**Set problem**
Exactly the lines from the one that contains "Write the Apache ECharts code for this chart." to the one that contains "var yTicks = [0, 2, 4, 6, 8, 10];", both lines included, should be copied, and no others.

Rows from a dataset of charts and code
»»

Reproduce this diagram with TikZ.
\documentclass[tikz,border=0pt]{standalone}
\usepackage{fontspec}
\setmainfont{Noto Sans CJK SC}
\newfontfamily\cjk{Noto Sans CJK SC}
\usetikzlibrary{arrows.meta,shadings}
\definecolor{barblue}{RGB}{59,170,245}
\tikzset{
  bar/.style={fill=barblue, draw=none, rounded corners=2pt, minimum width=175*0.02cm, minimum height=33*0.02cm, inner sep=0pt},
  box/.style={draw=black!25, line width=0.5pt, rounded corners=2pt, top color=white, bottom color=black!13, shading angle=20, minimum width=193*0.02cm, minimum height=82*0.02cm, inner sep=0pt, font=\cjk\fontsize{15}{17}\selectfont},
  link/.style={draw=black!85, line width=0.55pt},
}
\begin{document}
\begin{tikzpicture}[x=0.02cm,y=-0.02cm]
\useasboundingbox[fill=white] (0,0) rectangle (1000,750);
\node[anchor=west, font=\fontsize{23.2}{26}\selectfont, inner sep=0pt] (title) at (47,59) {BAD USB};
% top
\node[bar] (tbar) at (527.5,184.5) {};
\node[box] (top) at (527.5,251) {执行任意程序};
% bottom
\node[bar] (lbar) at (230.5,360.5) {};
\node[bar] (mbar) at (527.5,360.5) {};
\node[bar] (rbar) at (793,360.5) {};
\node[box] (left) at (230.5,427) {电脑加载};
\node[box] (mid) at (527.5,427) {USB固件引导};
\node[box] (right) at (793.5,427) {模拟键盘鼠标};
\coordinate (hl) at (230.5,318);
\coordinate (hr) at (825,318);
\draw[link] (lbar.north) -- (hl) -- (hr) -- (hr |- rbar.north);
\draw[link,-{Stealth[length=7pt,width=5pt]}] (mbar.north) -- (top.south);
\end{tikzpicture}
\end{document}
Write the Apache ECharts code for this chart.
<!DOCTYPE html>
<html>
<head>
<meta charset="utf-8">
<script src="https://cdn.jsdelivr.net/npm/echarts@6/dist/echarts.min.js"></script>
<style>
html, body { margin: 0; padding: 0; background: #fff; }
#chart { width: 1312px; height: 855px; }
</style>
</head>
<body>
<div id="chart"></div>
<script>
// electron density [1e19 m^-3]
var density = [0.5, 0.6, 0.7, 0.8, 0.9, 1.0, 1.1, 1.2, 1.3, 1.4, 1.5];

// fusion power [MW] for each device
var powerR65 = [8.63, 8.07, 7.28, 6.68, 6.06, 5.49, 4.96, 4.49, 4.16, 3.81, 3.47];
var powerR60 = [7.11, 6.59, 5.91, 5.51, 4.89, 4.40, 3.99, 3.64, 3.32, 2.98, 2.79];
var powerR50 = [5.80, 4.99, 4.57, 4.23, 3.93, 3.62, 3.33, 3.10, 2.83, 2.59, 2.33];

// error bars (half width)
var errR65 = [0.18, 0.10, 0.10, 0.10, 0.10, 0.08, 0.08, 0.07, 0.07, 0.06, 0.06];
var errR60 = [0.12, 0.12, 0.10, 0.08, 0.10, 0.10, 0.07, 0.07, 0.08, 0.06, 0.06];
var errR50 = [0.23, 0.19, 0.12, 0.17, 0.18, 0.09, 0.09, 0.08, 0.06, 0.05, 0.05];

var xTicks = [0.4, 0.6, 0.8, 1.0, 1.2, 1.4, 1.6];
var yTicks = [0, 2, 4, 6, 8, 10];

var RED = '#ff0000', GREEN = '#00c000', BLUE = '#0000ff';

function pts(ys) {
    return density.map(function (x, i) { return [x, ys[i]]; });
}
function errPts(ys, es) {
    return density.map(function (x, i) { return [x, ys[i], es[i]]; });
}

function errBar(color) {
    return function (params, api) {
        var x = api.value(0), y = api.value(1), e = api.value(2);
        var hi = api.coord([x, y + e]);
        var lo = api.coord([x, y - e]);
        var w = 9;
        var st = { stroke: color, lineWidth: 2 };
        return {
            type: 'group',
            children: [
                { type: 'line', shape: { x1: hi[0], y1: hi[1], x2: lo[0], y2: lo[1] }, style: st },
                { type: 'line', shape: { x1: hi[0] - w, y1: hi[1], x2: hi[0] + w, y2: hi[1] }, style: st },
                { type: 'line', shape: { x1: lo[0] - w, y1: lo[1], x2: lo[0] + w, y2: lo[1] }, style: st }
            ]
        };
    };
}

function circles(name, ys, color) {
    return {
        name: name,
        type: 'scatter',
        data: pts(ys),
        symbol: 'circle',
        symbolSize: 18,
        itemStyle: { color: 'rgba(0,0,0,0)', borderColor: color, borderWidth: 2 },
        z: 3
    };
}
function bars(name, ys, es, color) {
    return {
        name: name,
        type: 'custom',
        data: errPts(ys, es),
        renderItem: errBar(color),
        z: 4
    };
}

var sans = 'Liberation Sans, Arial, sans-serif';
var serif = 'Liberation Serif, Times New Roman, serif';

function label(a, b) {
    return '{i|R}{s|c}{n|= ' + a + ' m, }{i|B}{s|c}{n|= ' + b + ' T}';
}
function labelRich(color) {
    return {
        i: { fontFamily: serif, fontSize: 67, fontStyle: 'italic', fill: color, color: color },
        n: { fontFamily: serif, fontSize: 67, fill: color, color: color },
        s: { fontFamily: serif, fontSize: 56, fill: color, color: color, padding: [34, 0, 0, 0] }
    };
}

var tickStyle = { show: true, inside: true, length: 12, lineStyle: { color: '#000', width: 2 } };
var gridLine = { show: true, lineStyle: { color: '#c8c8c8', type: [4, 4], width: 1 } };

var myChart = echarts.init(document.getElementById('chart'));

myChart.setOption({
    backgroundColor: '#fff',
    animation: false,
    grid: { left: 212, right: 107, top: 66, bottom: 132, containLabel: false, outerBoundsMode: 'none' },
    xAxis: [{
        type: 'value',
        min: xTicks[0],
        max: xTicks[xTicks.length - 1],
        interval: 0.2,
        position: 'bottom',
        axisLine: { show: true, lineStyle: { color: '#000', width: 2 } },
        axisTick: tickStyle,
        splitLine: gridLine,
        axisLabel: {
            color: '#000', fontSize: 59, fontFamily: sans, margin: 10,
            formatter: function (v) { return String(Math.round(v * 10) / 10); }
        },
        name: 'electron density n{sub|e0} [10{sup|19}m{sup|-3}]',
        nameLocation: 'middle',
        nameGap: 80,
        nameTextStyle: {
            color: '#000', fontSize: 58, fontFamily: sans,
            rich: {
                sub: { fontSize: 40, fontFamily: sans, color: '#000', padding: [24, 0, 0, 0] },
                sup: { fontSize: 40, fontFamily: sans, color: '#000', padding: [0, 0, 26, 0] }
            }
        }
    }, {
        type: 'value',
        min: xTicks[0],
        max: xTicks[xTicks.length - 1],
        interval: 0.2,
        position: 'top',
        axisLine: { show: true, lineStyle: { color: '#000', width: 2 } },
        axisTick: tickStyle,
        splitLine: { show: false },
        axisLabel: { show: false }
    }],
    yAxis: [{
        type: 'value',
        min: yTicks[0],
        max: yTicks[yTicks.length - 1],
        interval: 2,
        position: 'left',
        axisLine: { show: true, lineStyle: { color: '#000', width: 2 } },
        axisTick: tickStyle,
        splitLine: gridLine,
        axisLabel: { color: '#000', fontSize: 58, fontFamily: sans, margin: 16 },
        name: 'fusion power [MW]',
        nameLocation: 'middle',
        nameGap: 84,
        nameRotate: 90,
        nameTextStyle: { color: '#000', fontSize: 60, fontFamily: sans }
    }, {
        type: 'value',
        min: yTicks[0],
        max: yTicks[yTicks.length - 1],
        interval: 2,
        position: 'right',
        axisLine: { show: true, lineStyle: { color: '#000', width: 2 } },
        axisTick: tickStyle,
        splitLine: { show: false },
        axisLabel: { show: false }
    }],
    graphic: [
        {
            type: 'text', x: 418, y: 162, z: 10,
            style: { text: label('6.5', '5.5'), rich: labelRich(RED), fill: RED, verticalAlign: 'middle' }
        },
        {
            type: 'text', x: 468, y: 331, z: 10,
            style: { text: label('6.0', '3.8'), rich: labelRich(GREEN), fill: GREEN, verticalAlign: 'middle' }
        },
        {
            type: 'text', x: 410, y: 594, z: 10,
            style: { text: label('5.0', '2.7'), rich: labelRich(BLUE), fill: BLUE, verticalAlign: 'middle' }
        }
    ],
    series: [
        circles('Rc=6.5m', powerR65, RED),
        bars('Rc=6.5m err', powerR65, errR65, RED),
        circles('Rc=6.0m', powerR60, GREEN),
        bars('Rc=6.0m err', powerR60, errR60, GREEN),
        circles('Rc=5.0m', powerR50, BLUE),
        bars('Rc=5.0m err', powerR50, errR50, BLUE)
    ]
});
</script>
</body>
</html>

««

**Answer**
Write the Apache ECharts code for this chart.
<!DOCTYPE html>
<html>
<head>
<meta charset="utf-8">
<script src="https://cdn.jsdelivr.net/npm/echarts@6/dist/echarts.min.js"></script>
<style>
html, body { margin: 0; padding: 0; background: #fff; }
#chart { width: 1312px; height: 855px; }
</style>
</head>
<body>
<div id="chart"></div>
<script>
// electron density [1e19 m^-3]
var density = [0.5, 0.6, 0.7, 0.8, 0.9, 1.0, 1.1, 1.2, 1.3, 1.4, 1.5];

// fusion power [MW] for each device
var powerR65 = [8.63, 8.07, 7.28, 6.68, 6.06, 5.49, 4.96, 4.49, 4.16, 3.81, 3.47];
var powerR60 = [7.11, 6.59, 5.91, 5.51, 4.89, 4.40, 3.99, 3.64, 3.32, 2.98, 2.79];
var powerR50 = [5.80, 4.99, 4.57, 4.23, 3.93, 3.62, 3.33, 3.10, 2.83, 2.59, 2.33];

// error bars (half width)
var errR65 = [0.18, 0.10, 0.10, 0.10, 0.10, 0.08, 0.08, 0.07, 0.07, 0.06, 0.06];
var errR60 = [0.12, 0.12, 0.10, 0.08, 0.10, 0.10, 0.07, 0.07, 0.08, 0.06, 0.06];
var errR50 = [0.23, 0.19, 0.12, 0.17, 0.18, 0.09, 0.09, 0.08, 0.06, 0.05, 0.05];

var xTicks = [0.4, 0.6, 0.8, 1.0, 1.2, 1.4, 1.6];
var yTicks = [0, 2, 4, 6, 8, 10];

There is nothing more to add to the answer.